Purpose
__all_virtual_trans_stat stores the status of the running transactions.
Fields
| Field | Type | Nullable | Description |
|---|---|---|---|
| tenant_id | bigint(20) | NO | The ID of the tenant. |
| svr_ip | varchar(32) | NO | The IP address of the server. |
| svr_port | bigint(20) | NO | The port number of the server. |
| session_id | bigint(20) | NO | The session ID. |
| proxy_id | varchar(512) | NO | The proxy ID. |
| trans_type | bigint(20) | NO | The transaction type. |
| trans_id | varchar(512) | NO | The transaction ID. |
| is_exiting | bigint(20) | NO | Whether to exit the transaction. |
| is_readonly | bigint(20) | NO | Indicates whether the tenant is read-only. |
| active_memstore_version | varchar(64) | NO | The version of the active MemStore. |
| partition | varchar(64) | NO | The information about a partition involved in a transaction record. |
| participants | varchar(1024) | NO | All partitions involved in the transaction. |
| autocommit | bigint(20) | NO | Whether the transaction is auto committed. |
| trans_consistency | bigint(20) | NO | The consistency level of the transaction. |
| ctx_create_time | timestamp(6) | YES | The time when the ctx was created. |
| expired_time | timestamp(6) | YES | The expiration time. |
| refer | bigint(20) | NO | The reference count of the context. |
| sql_no | bigint(20) | NO | The SQL number. |
| state | bigint(20) | NO | Status |
General SQL statements
The __all_virtual_trans_stat virtual table collects the statistics of all active transactions in a cluster. If a transaction involves write operations in N partitions, a record is generated for each of these partitions. You can use this virtual table to identify time-consuming transactions.
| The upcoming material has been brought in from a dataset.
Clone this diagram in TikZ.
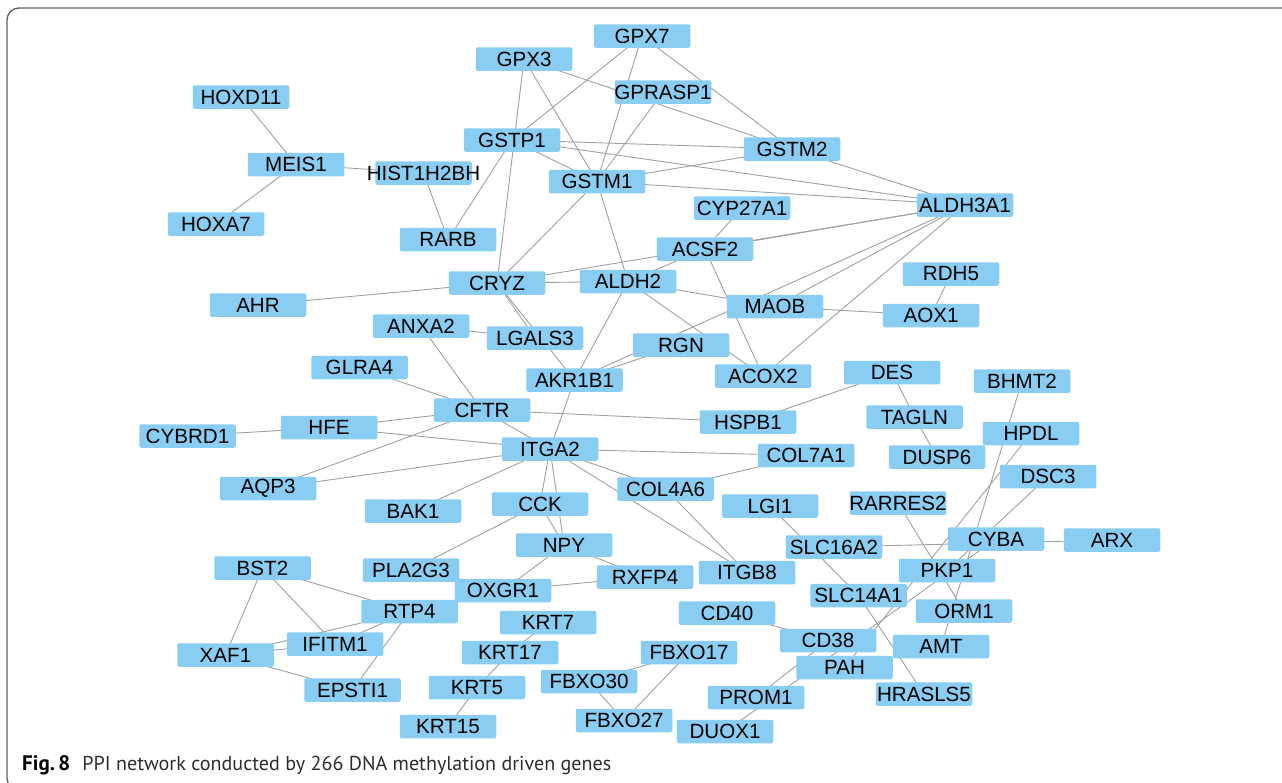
\documentclass[tikz,border=0pt]{standalone}
\usepackage{fontspec}
\setmainfont{Liberation Sans}
\newfontfamily\capfont{PT Sans}
\usetikzlibrary{backgrounds}
\definecolor{nodeblue}{RGB}{137,206,242}
\definecolor{edgegray}{RGB}{160,160,160}
\definecolor{framegray}{RGB}{95,95,95}
\definecolor{captext}{RGB}{45,45,45}
\tikzset{
  gene/.style={rectangle, rounded corners=2pt, fill=nodeblue, minimum width=96.5pt,
    minimum height=23.5pt, inner sep=0pt, font=\fontsize{20.6}{24}\selectfont, text=black},
  link/.style={draw=edgegray, line width=0.9pt},
  frameline/.style={draw=framegray, line width=1.3pt, rounded corners=12pt}
}
\begin{document}
\begin{tikzpicture}[x=1pt,y=-1pt]
\useasboundingbox (0,0) rectangle (1282,782);
\begin{scope}
\clip (0,0) rectangle (1282,782);
\draw[frameline] (1300,8) -- (7,8) -- (7,790) -- (1300,790);
\end{scope}

\node[gene] (HOXD11) at (241,97) {HOXD11};
\node[gene] (MEIS1) at (296,164.5) {MEIS1};
\node[gene] (HOXA7) at (216,224) {HOXA7};
\node[gene] (HIST1H2BH) at (423.5,173) {\makebox[0pt][c]{HIST1H2BH}};
\node[gene] (RARB) at (448,239.5) {RARB};
\node[gene] (GPX7) at (642,36) {GPX7};
\node[gene] (GPX3) at (524,59) {GPX3};
\node[gene] (GPRASP1) at (663,92) {\makebox[0pt][c]{GPRASP1}};
\node[gene] (GSTP1) at (512,140) {GSTP1};
\node[gene] (GSTM2) at (792,149) {GSTM2};
\node[gene] (GSTM1) at (597,181.5) {GSTM1};
\node[gene] (CYP27A1) at (742,208) {\makebox[0pt][c]{CYP27A1}};
\node[gene] (ACSF2) at (705,249) {ACSF2};
\node[gene] (ALDH3A1) at (965,205) {\makebox[0pt][c]{ALDH3A1}};
\node[gene] (AHR) at (258,305) {AHR};
\node[gene] (CRYZ) at (497,283) {CRYZ};
\node[gene] (ALDH2) at (628,281.5) {ALDH2};
\node[gene] (MAOB) at (775,306.5) {MAOB};
\node[gene] (RDH5) at (951,274) {RDH5};
\node[gene] (AOX1) at (931,315.5) {AOX1};
\node[gene] (ANXA2) at (421,326) {ANXA2};
\node[gene] (LGALS3) at (535,338) {LGALS3};
\node[gene] (RGN) at (681,345) {RGN};
\node[gene] (ACOX2) at (763,376) {ACOX2};
\node[gene] (AKR1B1) at (574.5,380) {AKR1B1};
\node[gene] (GLRA4) at (359.5,367.5) {GLRA4};
\node[gene] (DES) at (892,372.5) {DES};
\node[gene] (BHMT2) at (1022,381) {BHMT2};
\node[gene] (CFTR) at (482,410) {CFTR};
\node[gene] (HSPB1) at (748,422) {HSPB1};
\node[gene] (TAGLN) at (914.5,417) {TAGLN};
\node[gene] (HFE) at (329,427.5) {HFE};
\node[gene] (CYBRD1) at (187.5,436) {CYBRD1};
\node[gene] (HPDL) at (1031,433.5) {HPDL};
\node[gene] (ITGA2) at (550,449) {ITGA2};
\node[gene] (COL7A1) at (806,455.5) {COL7A1};
\node[gene] (DUSP6) at (937,457) {DUSP6};
\node[gene] (DSC3) at (1048,476.5) {DSC3};
\node[gene] (AQP3) at (268,488.5) {AQP3};
\node[gene] (COL4A6) at (665.5,489) {COL4A6};
\node[gene] (BAK1) at (413,511) {BAK1};
\node[gene] (CCK) at (540,504) {CCK};
\node[gene] (LGI1) at (770,506) {LGI1};
\node[gene] (RARRES2) at (898,503) {\makebox[0pt][c]{RARRES2}};
\node[gene] (NPY) at (564,545) {NPY};
\node[gene] (SLC16A2) at (834,547) {\makebox[0pt][c]{SLC16A2}};
\node[gene] (CYBA) at (996,539) {CYBA};
\node[gene] (ARX) at (1112,540) {ARX};
\node[gene] (BST2) at (262.5,568) {BST2};
\node[gene] (PLA2G3) at (411,570) {PLA2G3};
\node[gene] (RXFP4) at (645,577) {RXFP4};
\node[gene] (ITGB8) at (747,572.5) {ITGB8};
\node[gene] (PKP1) at (947,570.5) {PKP1};
\node[gene] (OXGR1) at (503,590.5) {OXGR1};
\node[gene] (SLC14A1) at (858.5,595.5) {\makebox[0pt][c]{SLC14A1}};
\node[gene] (RTP4) at (409.5,611.5) {RTP4};
\node[gene] (KRT7) at (548,622.5) {KRT7};
\node[gene] (CD40) at (727,613) {CD40};
\node[gene] (ORM1) at (964,611) {ORM1};
\node[gene] (IFITM1) at (335,644) {IFITM1};
\node[gene] (XAF1) at (225.5,655) {XAF1};
\node[gene] (CD38) at (828,640.5) {CD38};
\node[gene] (AMT) at (941,646.5) {AMT};
\node[gene] (KRT17) at (510,652.5) {KRT17};
\node[gene] (FBXO17) at (689,652.5) {FBXO17};
\node[gene] (PAH) at (844.5,667.5) {PAH};
\node[gene] (FBXO30) at (589,681.5) {FBXO30};
\node[gene] (KRT5) at (477,687.5) {KRT5};
\node[gene] (EPSTI1) at (352.5,690) {EPSTI1};
\node[gene] (HRASLS5) at (924,694) {\makebox[0pt][c]{HRASLS5}};
\node[gene] (PROM1) at (756,697.5) {PROM1};
\node[gene] (FBXO27) at (624,720.5) {FBXO27};
\node[gene] (KRT15) at (448,726.5) {KRT15};
\node[gene] (DUOX1) at (725,731.5) {DUOX1};

\begin{scope}[on background layer]
\foreach \a/\b in {HOXD11/MEIS1, HOXA7/MEIS1, MEIS1/HIST1H2BH, HIST1H2BH/RARB, RARB/GSTP1,
  GPX3/GSTM2, GPX3/CRYZ, GPX3/GSTM1, GPX7/GSTP1, GPX7/GSTM1, GPX7/GSTM2, GPRASP1/GSTM1,
  GSTP1/GSTM2, GSTP1/ALDH3A1, GSTP1/GSTM1, GSTM1/GSTM2, GSTM1/ALDH3A1, GSTM2/ALDH3A1,
  GSTM1/CRYZ, GSTM1/ALDH2, CYP27A1/ACSF2, ACSF2/ALDH3A1, CRYZ/ALDH3A1, ACSF2/ALDH2,
  ACSF2/ACOX2, ALDH2/MAOB, ALDH2/CRYZ, ALDH2/AKR1B1, AKR1B1/ITGA2, ALDH2/ACOX2,
  ALDH3A1/AKR1B1, RGN/AKR1B1, ALDH3A1/MAOB, ALDH3A1/ACOX2, MAOB/AOX1, RDH5/AOX1,
  AHR/CRYZ, CRYZ/LGALS3, CRYZ/AKR1B1, ANXA2/LGALS3, ANXA2/CFTR, GLRA4/CFTR, CFTR/ITGA2,
  HFE/CFTR, HFE/ITGA2, CYBRD1/HFE, AQP3/CFTR, AQP3/ITGA2, BAK1/ITGA2, CFTR/HSPB1,
  HSPB1/DES, DES/TAGLN, TAGLN/DUSP6, ITGA2/COL7A1, ITGA2/COL4A6, ITGA2/ITGB8,
  COL4A6/COL7A1, COL4A6/ITGB8, ITGA2/CCK, ITGA2/NPY, CCK/NPY, CCK/PLA2G3, NPY/OXGR1,
  NPY/RXFP4, OXGR1/RXFP4, BST2/RTP4, BST2/IFITM1, BST2/XAF1, XAF1/IFITM1, XAF1/RTP4,
  IFITM1/RTP4, XAF1/EPSTI1, EPSTI1/RTP4, KRT7/KRT17, KRT17/KRT5, KRT5/KRT15,
  FBXO17/FBXO30, FBXO17/FBXO27, FBXO30/FBXO27, CD40/CD38, PROM1/CD38, CYBA/DUOX1,
  HPDL/PAH, DSC3/PKP1, BHMT2/AMT, RARRES2/ORM1, SLC16A2/ARX, LGI1/SLC14A1, SLC14A1/HRASLS5}
  \draw[link] (\a.center) -- (\b.center);
\end{scope}

\node[anchor=base west, inner sep=0pt, text=captext, font=\capfont\fontsize{20.1}{24}\selectfont] (caption) at (22,770)
  {{\fontsize{21}{24}\selectfont\bfseries\color{black}Fig.\,8}\hspace{0.6em}PPI network conducted by 266 DNA methylation driven genes};
\end{tikzpicture}
\end{document}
For example, you can use the following SQL statement to identify active transactions that take more than 100s in the __all_virtual_trans_stat virtual table. SQL syntax:
obclient> SELECT svr_ip, trans_id, `partition` from __all_virtual_trans_stat where tenant_id = xxx and sql_no > 0 and ctx_create_time < date_sub(now(), INTERVAL 100 SECOND);
Based on the hash filed in trans_id in the query result, you query all the SQL statements in the transaction and their time consumption in gv$sql_audit.
sql_no > 0 indicates the context information on the Leader, while sql_no = 0 indicates the playback context of a follower. Therefore, for the diagnosis of long-running transactions, add the constraint sql_no > 0.